Nesta sexta-feira (3), o conflito em Gaza teve importantes desdobramentos políticos. O Hamas anunciou a aceitação parcial da proposta apresentada pelo ex-presidente dos Estados Unidos, Donald Trump, que visa encerrar a guerra na Faixa de Gaza. Em resposta, Trump comemorou o avanço e orientou Israel a suspender os ataques. Já o primeiro-ministro israelense, Binyamin Netanyahu, indicou estar disposto a implementar a primeira etapa do plano.

Embora o gesto do Hamas tenha sido recebido como um possível sinal de trégua, a realidade é mais complexa. O grupo indicou disposição para libertar os reféns restantes e entregar a administração de Gaza a um governo de transição tecnocrático, mas ainda há pontos cruciais sem consenso, como o controle do território e o desarmamento do grupo.
Segundo Vitelio Brustolin, professor de Relações Internacionais da Universidade Federal Fluminense (UFF) e pesquisador de Harvard, o anúncio do Hamas pode abrir caminho para uma pausa temporária nos combates, mas não garante o fim definitivo da guerra. “Há mudanças táticas e humanitárias a curto prazo, mas as demandas políticas centrais, como a retirada de tropas e o reconhecimento do Estado Palestino, continuam pendentes”, explica.
Karina Calandrin, professora do Ibmec e pesquisadora do Instituto de Relações Internacionais da USP, também vê a aceitação parcial como um reposicionamento estratégico do Hamas. “Ao sinalizar a possibilidade de ceder poder político, o grupo tenta manter influência indireta, sem se expor a um colapso completo”, avalia.
A proposta apresentada por Trump inclui 20 pontos principais, entre eles a criação de um comitê tecnocrático palestino responsável pela administração temporária da Faixa de Gaza. Esse grupo seria supervisionado por uma entidade internacional liderada pelo próprio Trump, pelo ex-primeiro-ministro britânico Tony Blair e por outras lideranças globais ainda não anunciadas.
O plano, no entanto, esbarra em obstáculos significativos.
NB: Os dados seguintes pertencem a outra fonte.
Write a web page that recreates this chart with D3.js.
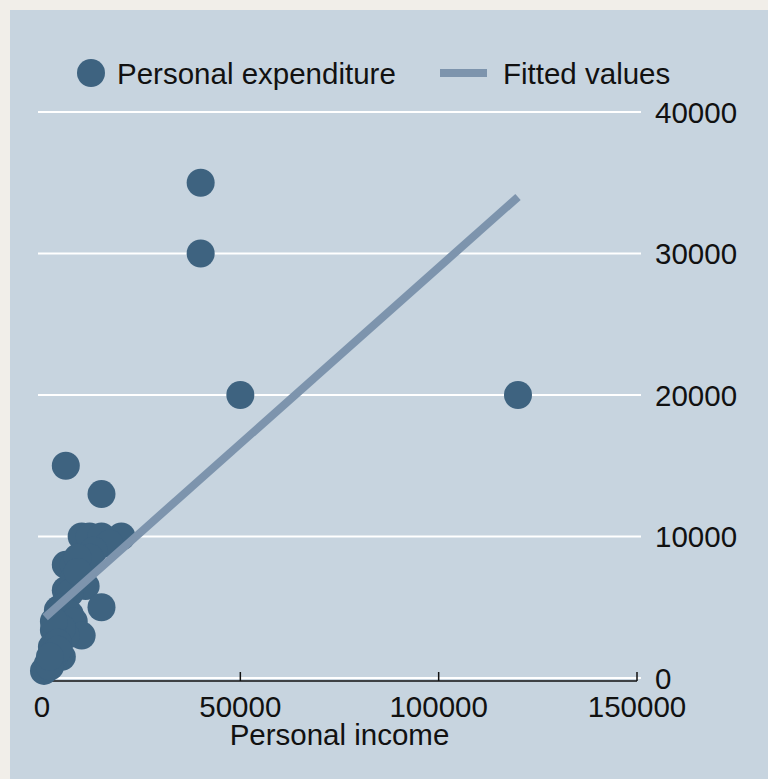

A exigência do desarmamento do Hamas, por exemplo, é vista como inviável no curto prazo, já que o grupo condiciona essa medida ao fim da ocupação israelense. “A proposta não resolve questões centrais como fronteiras, status de Jerusalém e o direito de retorno dos palestinos. É apenas um primeiro passo”, avalia Brustolin.
O professor também alerta para o risco de resistência interna do próprio Hamas, mesmo que a administração formal seja transferida. “As estruturas militares do grupo podem continuar ativas e reagir se perceberem traição”, destaca.
Entre os pontos mais viáveis da proposta estão o cessar-fogo imediato, a troca de reféns e prisioneiros, a entrada de ajuda humanitária e o início da reconstrução de Gaza. Já os entraves mais profundos envolvem a segurança de longo prazo, a aceitação política do plano dentro de Israel e o reconhecimento formal da Palestina.
Para Calandrin, o avanço da proposta depende de uma adesão mais ampla, principalmente por parte de Israel, que historicamente se recusa a reconhecer qualquer autoridade ligada ao Hamas. “A principal fragilidade do plano é a ausência de garantias sólidas: quem vai garantir a segurança, a reconstrução e a governança no território?”, questiona.
Especialistas também observam que, mais do que uma solução imediata, a proposta pode servir como uma ferramenta política. Para o Hamas, o gesto funciona como uma demonstração de disposição para negociar. Para Trump, é uma forma de projetar liderança internacional em meio à sua campanha de retorno à presidência dos EUA.